:: THE EXERCISE ::
How many of the lines below hold the word "that"? Answer only with the number.

:: SUPPLIED MATERIAL ::
[Begin]
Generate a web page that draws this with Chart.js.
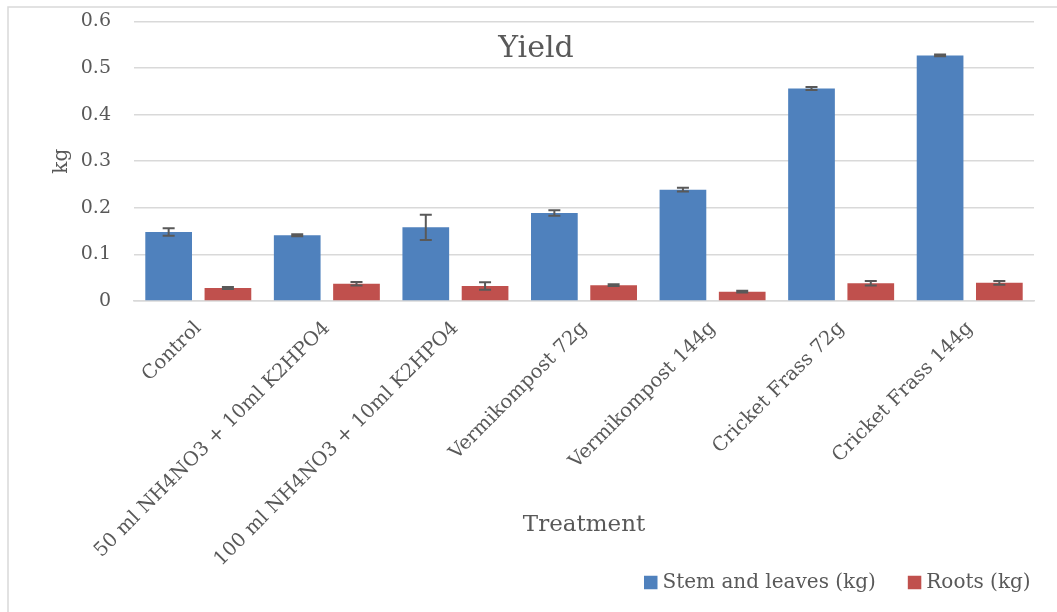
[End]
[Begin]
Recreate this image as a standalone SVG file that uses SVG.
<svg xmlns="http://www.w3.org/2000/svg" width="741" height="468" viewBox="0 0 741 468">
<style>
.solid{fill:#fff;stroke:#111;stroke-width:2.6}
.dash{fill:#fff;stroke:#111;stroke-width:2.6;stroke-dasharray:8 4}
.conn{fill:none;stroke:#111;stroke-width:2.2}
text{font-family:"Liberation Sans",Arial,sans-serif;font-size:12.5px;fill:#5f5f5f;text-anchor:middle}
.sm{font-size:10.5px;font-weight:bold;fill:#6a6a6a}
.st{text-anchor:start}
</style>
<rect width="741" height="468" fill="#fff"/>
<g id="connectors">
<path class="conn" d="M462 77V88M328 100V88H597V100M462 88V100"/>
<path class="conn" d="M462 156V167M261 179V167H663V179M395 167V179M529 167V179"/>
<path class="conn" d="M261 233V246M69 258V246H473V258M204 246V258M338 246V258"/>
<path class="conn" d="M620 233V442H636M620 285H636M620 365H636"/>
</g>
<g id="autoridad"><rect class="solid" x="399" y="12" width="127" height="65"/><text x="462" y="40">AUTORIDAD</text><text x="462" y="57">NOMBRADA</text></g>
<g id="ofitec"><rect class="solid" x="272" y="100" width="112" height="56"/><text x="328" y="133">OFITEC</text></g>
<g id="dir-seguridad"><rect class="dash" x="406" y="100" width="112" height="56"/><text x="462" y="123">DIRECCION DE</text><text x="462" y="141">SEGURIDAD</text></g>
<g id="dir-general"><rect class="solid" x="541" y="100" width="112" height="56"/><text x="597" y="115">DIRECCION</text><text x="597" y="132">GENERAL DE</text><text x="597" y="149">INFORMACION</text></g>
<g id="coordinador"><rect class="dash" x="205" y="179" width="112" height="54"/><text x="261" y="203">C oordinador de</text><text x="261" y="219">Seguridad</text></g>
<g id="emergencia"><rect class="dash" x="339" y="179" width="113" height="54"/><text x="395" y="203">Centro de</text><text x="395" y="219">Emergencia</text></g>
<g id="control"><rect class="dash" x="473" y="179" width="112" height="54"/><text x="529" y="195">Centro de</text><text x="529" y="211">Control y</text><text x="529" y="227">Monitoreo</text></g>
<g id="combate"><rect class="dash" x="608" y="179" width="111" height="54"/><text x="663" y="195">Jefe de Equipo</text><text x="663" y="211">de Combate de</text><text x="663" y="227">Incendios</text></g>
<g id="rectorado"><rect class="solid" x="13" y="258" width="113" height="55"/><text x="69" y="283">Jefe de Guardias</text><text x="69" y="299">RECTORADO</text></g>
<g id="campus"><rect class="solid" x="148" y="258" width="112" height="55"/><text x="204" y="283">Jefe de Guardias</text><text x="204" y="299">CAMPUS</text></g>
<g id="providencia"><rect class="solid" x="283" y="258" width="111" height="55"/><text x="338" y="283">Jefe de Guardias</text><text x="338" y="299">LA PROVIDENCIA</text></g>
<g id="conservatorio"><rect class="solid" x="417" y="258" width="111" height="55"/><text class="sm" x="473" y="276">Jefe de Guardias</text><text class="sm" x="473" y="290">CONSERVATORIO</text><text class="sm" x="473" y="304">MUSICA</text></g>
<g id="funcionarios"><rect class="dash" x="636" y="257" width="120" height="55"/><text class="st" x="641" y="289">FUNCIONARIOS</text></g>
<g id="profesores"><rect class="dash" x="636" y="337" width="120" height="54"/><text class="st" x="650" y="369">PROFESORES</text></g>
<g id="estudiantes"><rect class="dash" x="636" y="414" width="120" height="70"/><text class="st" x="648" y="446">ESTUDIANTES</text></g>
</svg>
[End]
[Begin]
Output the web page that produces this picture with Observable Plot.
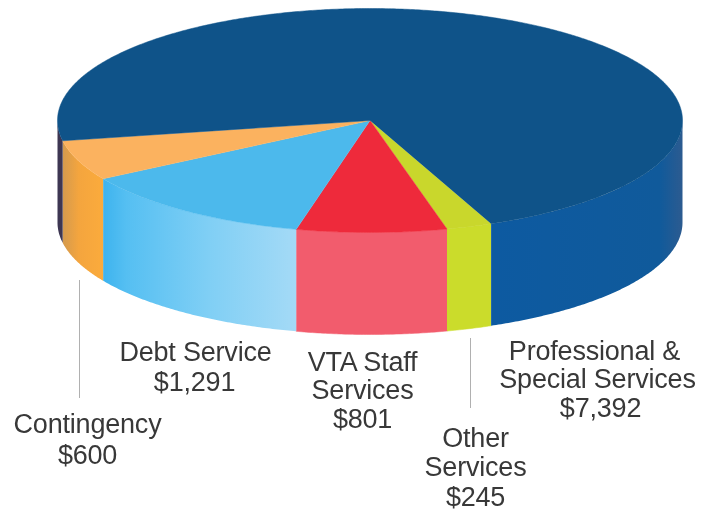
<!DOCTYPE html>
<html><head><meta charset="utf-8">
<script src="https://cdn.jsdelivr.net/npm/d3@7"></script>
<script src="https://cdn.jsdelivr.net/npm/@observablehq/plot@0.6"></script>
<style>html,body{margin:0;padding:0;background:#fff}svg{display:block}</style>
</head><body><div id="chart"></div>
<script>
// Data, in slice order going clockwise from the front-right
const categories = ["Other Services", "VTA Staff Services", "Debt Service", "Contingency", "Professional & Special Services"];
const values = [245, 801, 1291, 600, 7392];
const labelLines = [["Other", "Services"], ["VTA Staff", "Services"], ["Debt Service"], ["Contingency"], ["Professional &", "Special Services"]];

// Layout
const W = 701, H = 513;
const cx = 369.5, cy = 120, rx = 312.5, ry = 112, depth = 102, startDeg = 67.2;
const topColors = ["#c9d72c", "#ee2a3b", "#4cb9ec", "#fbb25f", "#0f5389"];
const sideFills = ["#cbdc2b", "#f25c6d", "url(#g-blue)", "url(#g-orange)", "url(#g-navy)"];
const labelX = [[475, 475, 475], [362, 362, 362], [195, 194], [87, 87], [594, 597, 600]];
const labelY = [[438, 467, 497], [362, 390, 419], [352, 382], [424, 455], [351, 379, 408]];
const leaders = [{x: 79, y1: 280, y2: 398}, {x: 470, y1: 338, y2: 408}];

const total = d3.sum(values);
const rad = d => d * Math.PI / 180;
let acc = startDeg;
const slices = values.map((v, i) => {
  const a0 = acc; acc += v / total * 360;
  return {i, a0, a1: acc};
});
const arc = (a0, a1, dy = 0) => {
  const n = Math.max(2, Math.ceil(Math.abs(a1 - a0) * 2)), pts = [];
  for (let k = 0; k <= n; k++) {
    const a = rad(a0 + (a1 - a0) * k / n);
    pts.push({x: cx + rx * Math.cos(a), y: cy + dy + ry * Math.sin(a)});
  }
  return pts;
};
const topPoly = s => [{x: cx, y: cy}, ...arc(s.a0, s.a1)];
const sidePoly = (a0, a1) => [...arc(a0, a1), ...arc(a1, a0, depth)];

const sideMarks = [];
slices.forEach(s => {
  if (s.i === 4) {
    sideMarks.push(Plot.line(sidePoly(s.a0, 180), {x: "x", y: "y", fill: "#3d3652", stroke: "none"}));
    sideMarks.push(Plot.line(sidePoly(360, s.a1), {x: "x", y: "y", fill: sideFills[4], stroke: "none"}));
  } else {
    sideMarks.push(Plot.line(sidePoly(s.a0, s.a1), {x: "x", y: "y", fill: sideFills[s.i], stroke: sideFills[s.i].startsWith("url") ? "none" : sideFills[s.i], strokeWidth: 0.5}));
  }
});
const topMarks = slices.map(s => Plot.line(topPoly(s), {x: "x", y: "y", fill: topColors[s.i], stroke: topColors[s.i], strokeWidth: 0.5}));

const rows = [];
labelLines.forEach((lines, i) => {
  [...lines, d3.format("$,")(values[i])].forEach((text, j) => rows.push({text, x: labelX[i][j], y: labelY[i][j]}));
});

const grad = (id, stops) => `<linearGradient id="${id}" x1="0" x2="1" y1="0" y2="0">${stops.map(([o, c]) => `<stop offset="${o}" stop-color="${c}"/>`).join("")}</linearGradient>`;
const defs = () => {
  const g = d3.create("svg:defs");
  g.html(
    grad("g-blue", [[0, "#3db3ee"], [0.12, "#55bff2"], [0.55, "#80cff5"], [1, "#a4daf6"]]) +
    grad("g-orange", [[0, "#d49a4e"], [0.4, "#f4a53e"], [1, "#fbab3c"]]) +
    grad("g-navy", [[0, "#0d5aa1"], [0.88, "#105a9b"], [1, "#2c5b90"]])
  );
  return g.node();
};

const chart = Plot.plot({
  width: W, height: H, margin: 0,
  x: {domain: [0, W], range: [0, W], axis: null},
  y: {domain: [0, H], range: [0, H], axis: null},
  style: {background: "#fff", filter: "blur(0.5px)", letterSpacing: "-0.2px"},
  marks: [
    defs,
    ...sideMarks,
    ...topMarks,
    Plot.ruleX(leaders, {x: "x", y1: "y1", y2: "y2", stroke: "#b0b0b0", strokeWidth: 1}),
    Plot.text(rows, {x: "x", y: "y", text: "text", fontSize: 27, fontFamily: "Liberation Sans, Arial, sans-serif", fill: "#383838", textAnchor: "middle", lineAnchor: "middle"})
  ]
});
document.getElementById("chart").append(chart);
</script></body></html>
[End]
:: SOLUTION ::
3